• REQUIRED TASK:
Stop at the line containing "return (x /": repeat exactly every line of the entries below from the first up to it, plus that line, with pictures omitted.

• MATERIAL PROVIDED:
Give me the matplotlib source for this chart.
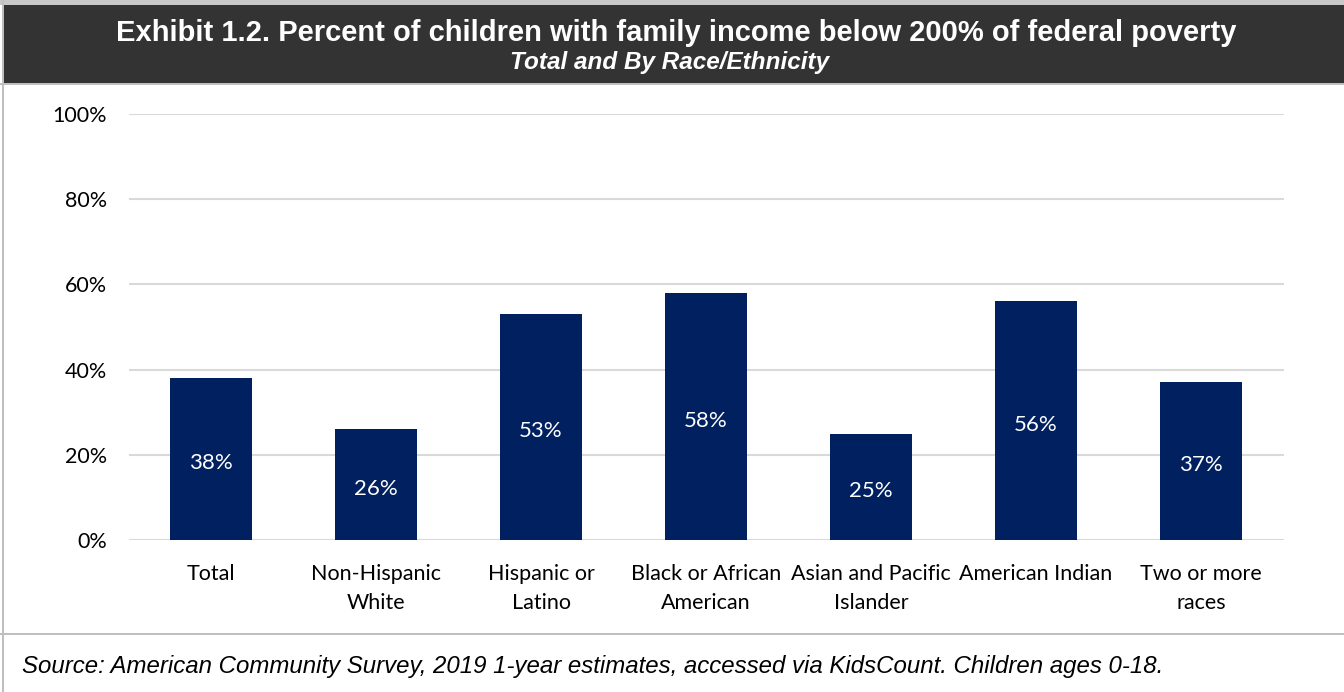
import matplotlib.pyplot as plt
from matplotlib.patches import Rectangle

# data
categories = ["Total", "Non-Hispanic\nWhite", "Hispanic or\nLatino", "Black or African\nAmerican",
              "Asian and Pacific\nIslander", "American Indian", "Two or more\nraces"]
values = [38, 26, 53, 58, 25, 56, 37]
y_ticks = [0, 20, 40, 60, 80, 100]

W, H = 1344, 692
fig = plt.figure(figsize=(W / 100, H / 100), dpi=100)
fig.patch.set_facecolor("white")

def px(x, y, w, h):
    # pixel box (from top-left) to figure fraction
    return (x / W, 1 - (y + h) / H, w / W, h / H)

# header band and frame lines
for box, col in [((0, 0, W, 5), "#c8c8c8"), ((4, 5, W - 4, 78), "#333333"),
                 ((0, 83, W, 2), "#c0c0c0"), ((2, 0, 2, H), "#bfbfbf"),
                 ((0, 633, W, 2), "#bfbfbf")]:
    x0, y0, w0, h0 = px(*box)
    fig.add_artist(Rectangle((x0, y0), w0, h0, transform=fig.transFigure,
                             facecolor=col, edgecolor="none", zorder=0))

fig.text(676 / W, 1 - 33 / H, "Exhibit 1.2. Percent of children with family income below 200% of federal poverty",
         ha="center", va="center", color="white", fontsize=21, fontweight="bold",
         family="Liberation Sans")
fig.text(670 / W, 1 - 62 / H, "Total and By Race/Ethnicity", ha="center", va="center",
         color="white", fontsize=17.5, fontweight="bold", style="italic", family="Liberation Sans")
fig.text(22 / W, 1 - 666 / H,
         "Source: American Community Survey, 2019 1-year estimates, accessed via KidsCount. Children ages 0-18.",
         ha="left", va="center", color="black", fontsize=17.3, style="italic", family="Liberation Sans")

ax = fig.add_axes([128.5 / W, 152 / H, 1155 / W, 426 / H])
x = range(len(categories))
bars = ax.bar(x, values, width=0.5, color="#002060", zorder=3)
for b, v in zip(bars, values):
    ax.annotate(f"{v}%", (b.get_x() + b.get_width() / 2, v / 2), xytext=(0, -3),
                textcoords="offset points", ha="center", va="center",
                color="white", fontsize=16, family="Lato")

ax.set_xlim(-0.5, len(categories) - 0.5)
ax.set_ylim(0, 100)
ax.set_yticks(y_ticks)
ax.set_yticklabels([f"{t}%" for t in y_ticks], fontsize=15.5, family="Lato")
ax.set_xticks(list(x))
ax.set_xticklabels(categories, fontsize=15.5, family="Lato", linespacing=1.55)
ax.tick_params(length=0, axis="y", pad=15.5)
ax.tick_params(length=0, axis="x", pad=17.5)
ax.grid(axis="y", color="#d9d9d9", linewidth=1.5, zorder=0)
for s in ax.spines.values():
    s.set_visible(False)
ax.set_facecolor("none")

fig.savefig("out.png", dpi=100)
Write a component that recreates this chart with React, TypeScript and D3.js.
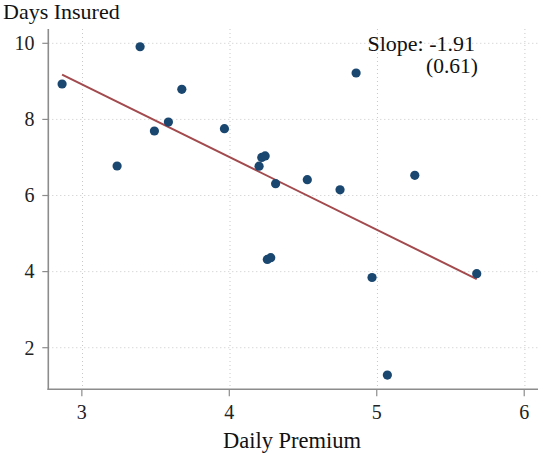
import React from "react";
import * as d3 from "d3";

// Daily premium (x) and days insured (y) for each observation
const premium = [2.866, 3.239, 3.395, 3.492, 3.587, 3.678, 3.967, 4.202, 4.22, 4.243,
  4.314, 4.529, 4.751, 4.86, 5.258, 4.258, 4.281, 4.968, 5.072, 5.678];
const daysInsured = [8.93, 6.775, 9.91, 7.695, 7.93, 8.79, 7.756, 6.77, 7.0, 7.04,
  6.31, 6.415, 6.15, 9.22, 6.53, 4.32, 4.365, 3.845, 1.28, 3.945];

const xTicks = [3, 4, 5, 6];
const yTicks = [2, 4, 6, 8, 10];

const fitSlope = -1.91;
const fitIntercept = 14.65;
const slopeLabel = "Slope: -1.91";
const seLabel = "(0.61)";

const width = 539, height = 456;
const left = 48.3, right = 538, top = 29, bottom = 389.3;
const font = "Liberation Serif";
const axisColor = "#8c8c8c";
const gridColor = "#c8c8c8";

export default function App() {
  const x = d3.scaleLinear().domain([2.7725, 6.0935]).range([left, right]);
  const y = d3.scaleLinear().domain([0.907, 10.376]).range([bottom, top]);
  const fmt = d3.format("d");
  const [xmin, xmax] = d3.extent(premium) as [number, number];

  return (
    <div style={{ position: "absolute", left: 0, top: 0 }}>
      <svg width={width} height={height} style={{ display: "block" }} fontFamily={font}>
        {/* gridlines */}
        {yTicks.map(t => (
          <line key={"gy" + t} x1={left} x2={right} y1={y(t)} y2={y(t)}
            stroke={gridColor} strokeWidth={1} strokeDasharray="1,3" />
        ))}
        {xTicks.map(t => (
          <line key={"gx" + t} x1={x(t) + 0.7} x2={x(t) + 0.7} y1={top} y2={bottom}
            stroke={gridColor} strokeWidth={1} strokeDasharray="1,3" />
        ))}

        {/* axes */}
        <line x1={left} x2={left} y1={top} y2={bottom + 0.8} stroke={axisColor} strokeWidth={1.6} />
        <line x1={left - 0.8} x2={right} y1={bottom} y2={bottom} stroke={axisColor} strokeWidth={1.6} />
        {yTicks.map(t => (
          <g key={"ty" + t}>
            <line x1={left - 6} x2={left} y1={y(t)} y2={y(t)} stroke={axisColor} strokeWidth={1.2} />
            <text x={34.5} y={y(t) + 6.8} textAnchor="end" fontSize={20} fill="#222">{fmt(t)}</text>
          </g>
        ))}
        {xTicks.map(t => (
          <g key={"tx" + t}>
            <line x1={x(t)} x2={x(t)} y1={bottom} y2={bottom + 7} stroke={axisColor} strokeWidth={1.2} />
            <text x={x(t)} y={419} textAnchor="middle" fontSize={20} fill="#222">{fmt(t)}</text>
          </g>
        ))}

        {/* fitted line */}
        <line x1={x(xmin)} y1={y(fitIntercept + fitSlope * xmin)}
          x2={x(xmax)} y2={y(fitIntercept + fitSlope * xmax)}
          stroke="#a24a4d" strokeWidth={2} />

        {/* points */}
        {premium.map((p, i) => (
          <circle key={"p" + i} cx={x(p)} cy={y(daysInsured[i])} r={4.6} fill="#1a476f" />
        ))}

        {/* labels */}
        <text x={3} y={19} fontSize={22} fill="#111">Days Insured</text>
        <text x={292} y={448} textAnchor="middle" fontSize={22.5} fill="#111">Daily Premium</text>
        <text x={475} y={51} textAnchor="end" fontSize={22} fill="#111">{slopeLabel}</text>
        <text x={478} y={73} textAnchor="end" fontSize={21.5} fill="#111">{seLabel}</text>
      </svg>
    </div>
  );
}
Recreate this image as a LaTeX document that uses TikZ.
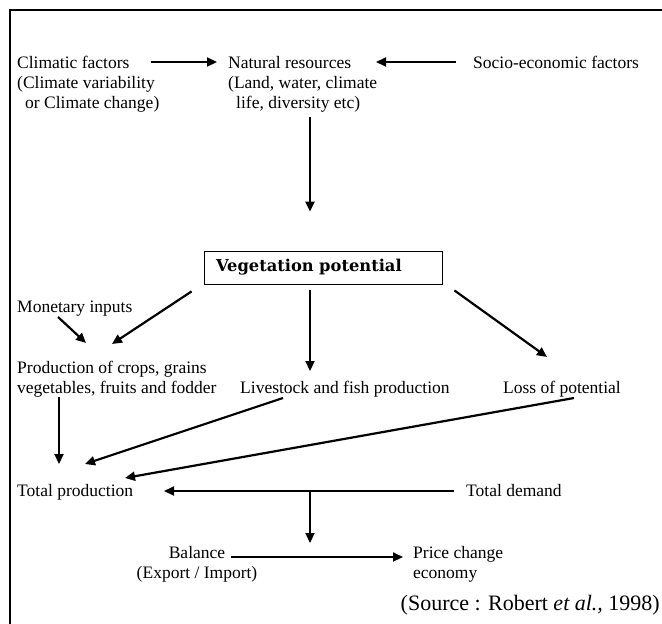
\documentclass[tikz,border=0pt]{standalone}
\usepackage{fontspec}
\setmainfont{Liberation Serif}
\newfontfamily\vegfont{DejaVu Serif}
\usetikzlibrary{arrows.meta}
\begin{document}
\begin{tikzpicture}[x=1pt,y=-1pt,
  txt/.style={inner sep=0pt,anchor=base west,align=left,font=\fontsize{17.5}{20}\selectfont},
  arr/.style={line width=2.2pt,-{Triangle[length=10pt,width=9pt]}},
  frame/.style={line width=2pt}]
\useasboundingbox (0,0) rectangle (662,624);
\draw[frame] (10,624) -- (10,10) -- (662,10);

% multi-line nodes: base anchor = baseline of last line
\node[txt] (clim) at (17,108) {Climatic factors\\(Climate variability\\\hspace*{8pt}or Climate change)};
\node[txt] (nat) at (228,108) {Natural resources\\(Land, water, climate\\\hspace*{8pt}life, diversity etc)};
\node[txt] (soc) at (473,68) {Socio-economic factors};

\node[draw,line width=0.8pt,minimum height=33pt,text width=214pt,inner xsep=12pt,align=left,
      font=\vegfont\bfseries\fontsize{16.3}{18}\selectfont] (veg) at (323,267.5) {Vegetation potential};

\node[txt] (mon) at (17,312) {Monetary inputs};
\node[txt] (prod) at (17,393) {Production of crops, grains\\vegetables, fruits and fodder};
\node[txt] (live) at (240,393) {Livestock and fish production};
\node[txt] (loss) at (503,393) {Loss of potential};
\node[txt] (tot) at (17,496) {Total production};
\node[txt] (dem) at (466,496) {Total demand};
\node[txt,anchor=base,align=center] (bal) at (197,578) {Balance\\(Export / Import)};
\node[txt] (price) at (413,578) {Price change\\economy};
\node[inner sep=0pt,anchor=base east,font=\fontsize{22}{26}\selectfont] (src) at (660,610) {(Source : Robert \textit{et al.,} 1998)};

\coordinate (jn) at ([shift={(-156,-5)}]dem.base west);

\draw[arr] ([shift={(134,-46)}]clim.base west) -- ([shift={(-11,-46)}]nat.base west);
\draw[arr] ([shift={(-17,-6)}]soc.base west) -- ([shift={(148,-46)}]nat.base west);
\draw[arr] ([shift={(82,9)}]nat.base west) -- ([shift={(-13,-39)}]veg.north);
\draw[arr] ([shift={(-12,7)}]veg.south west) -- ([shift={(95,-49)}]prod.base west);
\draw[arr] ([shift={(41,5)}]mon.base west) -- ([shift={(69,-50)}]prod.base west);
\draw[arr] ([shift={(-13,6)}]veg.south) -- ([shift={(70,-22)}]live.base west);
\draw[arr] ([shift={(12,6)}]veg.south east) -- ([shift={(44,-36)}]loss.base west);
\draw[arr] ([shift={(42,4)}]prod.base west) -- ([shift={(42,-32)}]tot.base west);
\draw[arr] ([shift={(43,5)}]live.base west) -- ([shift={(68,-32)}]tot.base west);
\draw[arr] ([shift={(71,5)}]loss.base west) -- ([shift={(108,-18)}]tot.base west);
\draw[arr] ([shift={(-12,-5)}]dem.base west) -- ([shift={(147,-5)}]tot.base west);
\draw[arr] (jn) -- ([shift={(113,-35)}]bal.base);
\draw[arr] ([shift={(34,-21)}]bal.base) -- ([shift={(-10,-21)}]price.base west);
\end{tikzpicture}
\end{document}
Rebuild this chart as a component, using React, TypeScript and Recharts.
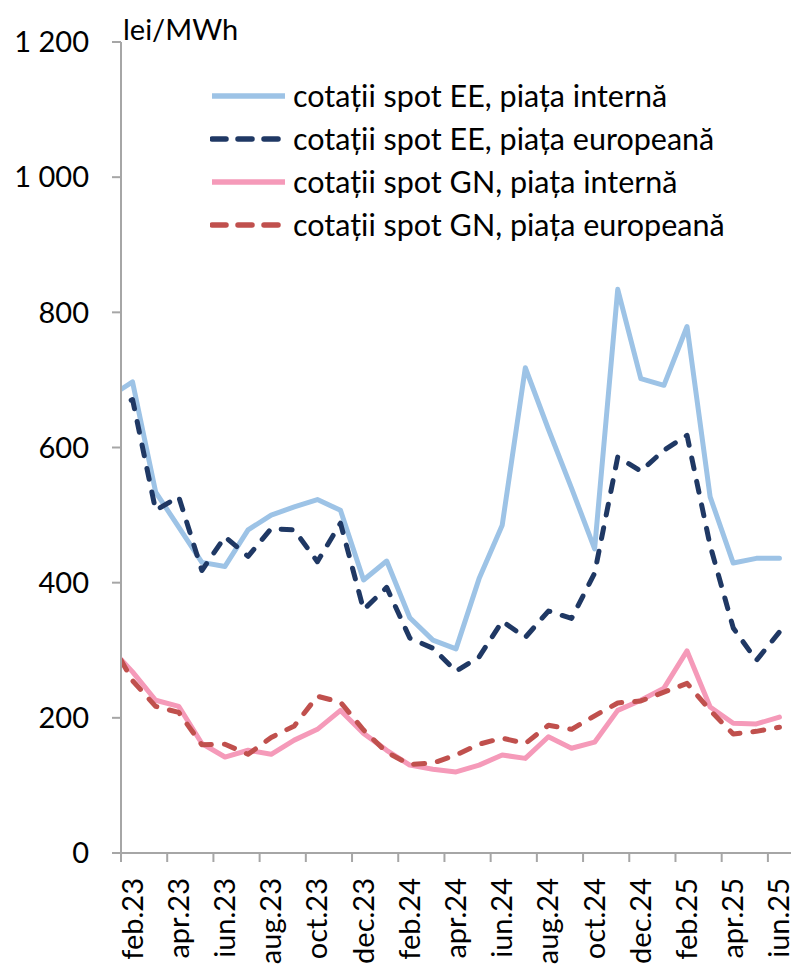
import { LineChart, Line, XAxis, YAxis, Legend } from "recharts"

// luni (ian.23 e doar ca linia să intre din stânga axei, e tăiată de zona graficului)
const months = [
  "ian.23", "feb.23", "mar.23", "apr.23", "mai.23", "iun.23", "iul.23", "aug.23",
  "sep.23", "oct.23", "noi.23", "dec.23", "ian.24", "feb.24", "mar.24", "apr.24",
  "mai.24", "iun.24", "iul.24", "aug.24", "sep.24", "oct.24", "noi.24", "dec.24",
  "ian.25", "feb.25", "mar.25", "apr.25", "mai.25", "iun.25"
]

const tickLabels = [
  "feb.23", "apr.23", "iun.23", "aug.23", "oct.23", "dec.23", "feb.24", "apr.24",
  "iun.24", "aug.24", "oct.24", "dec.24", "feb.25", "apr.25", "iun.25"
]

const yTicks = [0, 200, 400, 600, 800, 1000, 1200]

const eeIntern = [675, 697, 534, 482, 430, 424, 478, 500, 512, 523, 507, 404, 432, 348, 315, 302, 406, 485, 718, 627, 540, 450, 834, 702, 692, 779, 527, 429, 436, 436]
const eeEuropean = [655, 671, 507, 527, 418, 468, 439, 480, 478, 431, 488, 360, 393, 318, 303, 269, 290, 343, 319, 358, 347, 414, 586, 565, 596, 618, 455, 333, 285, 327]
const gnIntern = [305, 268, 226, 217, 162, 142, 152, 146, 167, 183, 211, 177, 152, 130, 124, 120, 130, 145, 140, 172, 155, 164, 211, 226, 244, 299, 216, 192, 191, 201]
const gnEuropean = [316, 255, 217, 208, 160, 161, 146, 171, 188, 232, 223, 182, 149, 131, 133, 145, 161, 170, 162, 189, 183, 203, 222, 225, 238, 251, 211, 176, 180, 186]

const series = [
  { key: "eeIntern", name: "cotații spot EE, piața internă", color: "#9DC3E6", dashed: false },
  { key: "eeEuropean", name: "cotații spot EE, piața europeană", color: "#1F3864", dashed: true },
  { key: "gnIntern", name: "cotații spot GN, piața internă", color: "#F59AB9", dashed: false },
  { key: "gnEuropean", name: "cotații spot GN, piața europeană", color: "#C0504D", dashed: true }
]

const data = months.map((m, i) => ({
  idx: i,
  month: m,
  eeIntern: eeIntern[i],
  eeEuropean: eeEuropean[i],
  gnIntern: gnIntern[i],
  gnEuropean: gnEuropean[i]
}))

const W = 793
const H = 965
const MARGIN = { top: 42, right: 2, left: 0, bottom: 0 }
const Y_AXIS_W = 121
const X_AXIS_H = 112
const AXIS = "#A6A6A6"
const FONT = "Lato"
const HALF_STEP = (W - MARGIN.left - MARGIN.right - Y_AXIS_W) / (months.length - 1) / 2

function formatY(v: number) {
  if (v >= 1000) return `${Math.floor(v / 1000)} ${String(v % 1000).padStart(3, "0")}`
  return String(v)
}

// tick mark la granița dintre luni, eticheta la mijlocul lunii
function XTick(props: any) {
  const { x, y, payload } = props
  return (
    <g>
      <line x1={x - HALF_STEP} x2={x - HALF_STEP} y1={y} y2={y + 9} stroke={AXIS} strokeWidth={2} />
      <text
        transform={`translate(${x},${y + 25}) rotate(-90)`}
        textAnchor="end"
        dy={10}
        fontSize={29}
        fontFamily={FONT}
        fill="#000"
      >
        {months[payload.value]}
      </text>
    </g>
  )
}

function LegendBox() {
  return (
    <div>
      {series.map((s) => (
        <div key={s.key} style={{ display: "flex", alignItems: "center", height: 43 }}>
          <svg width={77} height={10}>
            <line
              x1={2}
              x2={75}
              y1={5}
              y2={5}
              stroke={s.color}
              strokeWidth={5.5}
              strokeDasharray={s.dashed ? "14 12" : undefined}
              strokeLinecap={s.dashed ? "round" : "butt"}
            />
          </svg>
          <span
            style={{
              marginLeft: 6,
              fontFamily: FONT,
              fontSize: 30.5,
              color: "#000",
              whiteSpace: "nowrap",
              lineHeight: 1
            }}
          >
            {s.name}
          </span>
        </div>
      ))}
    </div>
  )
}

export default function App() {
  return (
    <div style={{ position: "absolute", left: 0, top: 0, width: W, height: H, background: "#fff" }}>
      <LineChart width={W} height={H} data={data} margin={MARGIN} style={{ fontFamily: FONT }}>
        <XAxis
          dataKey="idx"
          type="number"
          domain={[0.5, months.length - 0.5]}
          allowDataOverflow
          ticks={tickLabels.map((l) => months.indexOf(l))}
          interval={0}
          tick={<XTick />}
          tickLine={false}
          tickSize={0}
          tickMargin={0}
          height={X_AXIS_H}
          axisLine={{ stroke: AXIS, strokeWidth: 2 }}
        />
        <YAxis
          domain={[0, 1200]}
          ticks={yTicks}
          interval={0}
          width={Y_AXIS_W}
          tickFormatter={formatY}
          tick={{ fill: "#000", fontSize: 29, fontFamily: FONT }}
          tickSize={9}
          tickMargin={23}
          tickLine={{ stroke: AXIS, strokeWidth: 2 }}
          axisLine={{ stroke: AXIS, strokeWidth: 2 }}
          label={{
            content: (p: any) => (
              <text
                x={p.viewBox.x + p.viewBox.width + 2}
                y={p.viewBox.y - 2}
                fontSize={29}
                fontFamily={FONT}
                fill="#000"
              >
                lei/MWh
              </text>
            )
          }}
        />
        <Legend
          layout="vertical"
          align="center"
          verticalAlign="middle"
          wrapperStyle={{ left: 210, top: 74, width: 570 }}
          content={<LegendBox />}
        />
        {series.map((s) => (
          <Line
            key={s.key}
            type="linear"
            dataKey={s.key}
            name={s.name}
            stroke={s.color}
            strokeWidth={5}
            strokeDasharray={s.dashed ? "11 13" : undefined}
            strokeLinecap="round"
            strokeLinejoin="round"
            dot={false}
            activeDot={false}
            isAnimationActive={false}
          />
        ))}
      </LineChart>
    </div>
  )
}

• FULL ANSWER:
Give me the matplotlib source for this chart.
import matplotlib.pyplot as plt
from matplotlib.patches import Rectangle

# data
categories = ["Total", "Non-Hispanic\nWhite", "Hispanic or\nLatino", "Black or African\nAmerican",
              "Asian and Pacific\nIslander", "American Indian", "Two or more\nraces"]
values = [38, 26, 53, 58, 25, 56, 37]
y_ticks = [0, 20, 40, 60, 80, 100]

W, H = 1344, 692
fig = plt.figure(figsize=(W / 100, H / 100), dpi=100)
fig.patch.set_facecolor("white")

def px(x, y, w, h):
    # pixel box (from top-left) to figure fraction
    return (x / W, 1 - (y + h) / H, w / W, h / H)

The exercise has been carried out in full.